While some have refused to lend support to what they see as a patriarchal imposition on women's clothing, others point out that denying the hijab might deny the right to education for many Muslim women.
Towfiq calls it "a double-edged sword".
Will the hijab row result in dropouts of Muslim girls?
Sabah Khan, Co-Founder of Parcham, a non-profit organisation, said, “My experience is that many Muslim girls find colleges a means of getting out of the ghetto and surveillance. Often times they are the only Muslims in their class. Many have experienced discrimination in these colleges from friends and faculty (not only because of the hijab). Yet, they soldier on, making friendships with people who were initially terrified of them."
The ongoing row can also cost girls from both Muslim and non-Muslim communities a "cohesive learning environment of mixed religions and castes," Priya Parande from Oxfam India told The Quint.

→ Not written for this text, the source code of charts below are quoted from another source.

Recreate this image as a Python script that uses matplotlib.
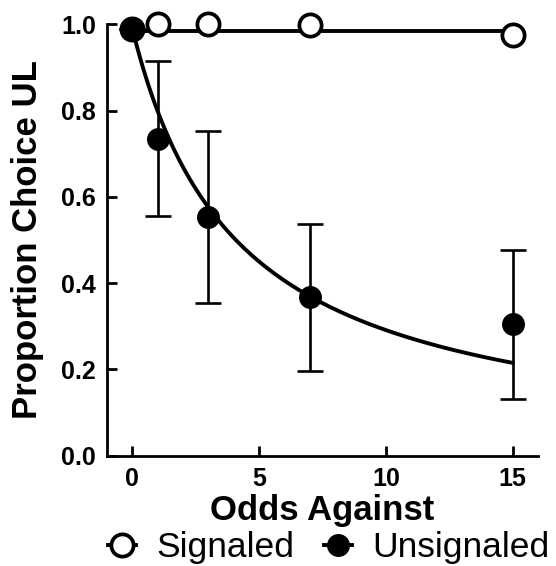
import numpy as np
import matplotlib
matplotlib.use("Agg")
import matplotlib.pyplot as plt
from matplotlib.lines import Line2D

# Data
odds = [0, 1, 3, 7, 15]
signaled = [0.99, 1.0, 1.0, 0.998, 0.976]
unsignaled = [0.99, 0.735, 0.553, 0.367, 0.305]
unsig_err = [0.0, 0.18, 0.199, 0.171, 0.173]
signaled_fit_level = 0.985
# hyperbolic fit parameters
fit_a = 0.99
fit_k = 0.24

plt.rcParams['font.family'] = ['Liberation Sans', 'DejaVu Sans']

fig = plt.figure(figsize=(5.56, 5.66), dpi=100)
ax = fig.add_axes([0.1924, 0.1949, 0.9676 - 0.1924, 0.957 - 0.1949])

xf = np.linspace(0, 15, 200)
ax.plot([0, 15], [signaled_fit_level, signaled_fit_level], color='black', lw=2.8, zorder=2, clip_on=False)
ax.plot(xf, fit_a / (1 + fit_k * xf), color='black', lw=2.8, zorder=2, clip_on=False)

ax.errorbar(odds, unsignaled, yerr=unsig_err, fmt='none', ecolor='black', elinewidth=1.9,
            capsize=9.5, capthick=1.9, zorder=3, clip_on=False)
ax.plot(odds, signaled, 'o', ms=16, mfc='white', mec='black', mew=2.7, zorder=4, clip_on=False)
ax.plot(odds, unsignaled, 'o', ms=15.5, mfc='black', mec='black', mew=1, zorder=5, clip_on=False)

ax.set_xlim(-1, 16)
ax.set_ylim(0, 1.0)
ax.set_xticks([0, 5, 10, 15])
ax.set_yticks([0.0, 0.2, 0.4, 0.6, 0.8, 1.0])
ax.set_yticklabels(['0.0', '0.2', '0.4', '0.6', '0.8', '1.0'])
for s in ['top', 'right']:
    ax.spines[s].set_visible(False)
for s in ['left', 'bottom']:
    ax.spines[s].set_linewidth(2.0)
ax.tick_params(direction='in', length=7, width=2.0, labelsize=18, pad=8)
for lab in ax.get_xticklabels() + ax.get_yticklabels():
    lab.set_fontweight('bold')

ax.set_xlabel('Odds Against', fontsize=25, fontweight='bold', labelpad=2)
ax.set_ylabel('Proportion Choice UL', fontsize=25, fontweight='bold', labelpad=12)

handles = [
    Line2D([], [], color='black', lw=2.8, marker='o', ms=16, mfc='white', mec='black', mew=2.7),
    Line2D([], [], color='black', lw=2.8, marker='o', ms=15.5, mfc='black', mec='black'),
]
fig.legend(handles, ['Signaled', 'Unsignaled'], loc='center', bbox_to_anchor=(0.591, 0.032),
           ncol=2, frameon=False, fontsize=25.5, handlelength=0.8, handletextpad=0.55,
           columnspacing=0.85, borderaxespad=0, borderpad=0)

fig.savefig('out.png', dpi=100)
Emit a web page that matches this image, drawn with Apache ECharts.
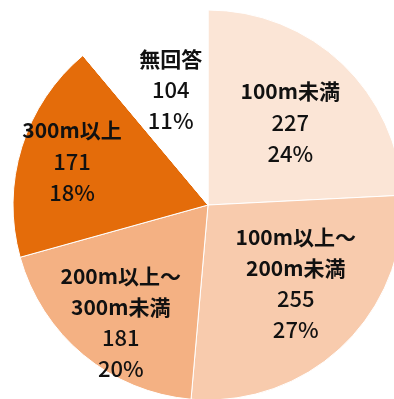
<!DOCTYPE html>
<html><head><meta charset="utf-8">
<script src="https://cdn.jsdelivr.net/npm/echarts@6/dist/echarts.min.js"></script>
<style>html,body{margin:0;padding:0;background:#fff}#c{width:394px;height:399px}</style>
</head><body><div id="c"></div>
<script>
const categories = ['100m未満', '100m以上～\n200m未満', '200m以上～\n300m未満', '300m以上', '無回答'];
const values = [227, 255, 181, 171, 104];
const percents = [24, 27, 20, 18, 11];
const colors = ['#fbe5d6', '#f8cbad', '#f4b183', '#e46c0a', '#ffffff'];
const labelOffsets = [[13, -10], [18, 6], [-23, 40], [-40, -14], [-3, -21]];

const chart = echarts.init(document.getElementById('c'));
chart.setOption({
  animation: false,
  series: [{
    type: 'pie',
    center: [208, 205],
    radius: 195,
    startAngle: 90,
    clockwise: true,
    data: categories.map((n, i) => ({ name: n, value: values[i], itemStyle: { color: colors[i] } })),
    itemStyle: { borderColor: '#ffffff', borderWidth: 1 },
    label: {
      position: 'inner',
      color: '#111',
      fontFamily: '"Noto Sans CJK JP"',
      fontSize: 21,
      lineHeight: 31,
      align: 'center',
      formatter: p => p.name.split('\n').map(s => '{n|' + s + '}').join('\n') + '\n{v|' + p.value + '}\n{v|' + percents[p.dataIndex] + '%}',
      rich: {
        n: { fontWeight: 'bold', fontSize: 21, lineHeight: 31, fontFamily: '"Noto Sans CJK JP"', color: '#111' },
        v: { fontWeight: 500, fontSize: 22, lineHeight: 31, fontFamily: '"Noto Sans CJK JP"', color: '#111' }
      }
    },
    labelLine: { show: false },
    labelLayout: p => ({ dx: labelOffsets[p.dataIndex][0], dy: labelOffsets[p.dataIndex][1] })
  }]
});
</script></body></html>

“With the religious polarisation over the hijab, the right to education of Muslim girls is being ignored, which is harmful to the development of girls and society overall. How can girls be able to decide for themselves if they are not allowed to learn in a safe environment in schools and colleges with mixed religious students? They should be able to experience the world outside of the family's religious context, which can only be accomplished through education. No one should be discriminated based on their clothing for education," she said.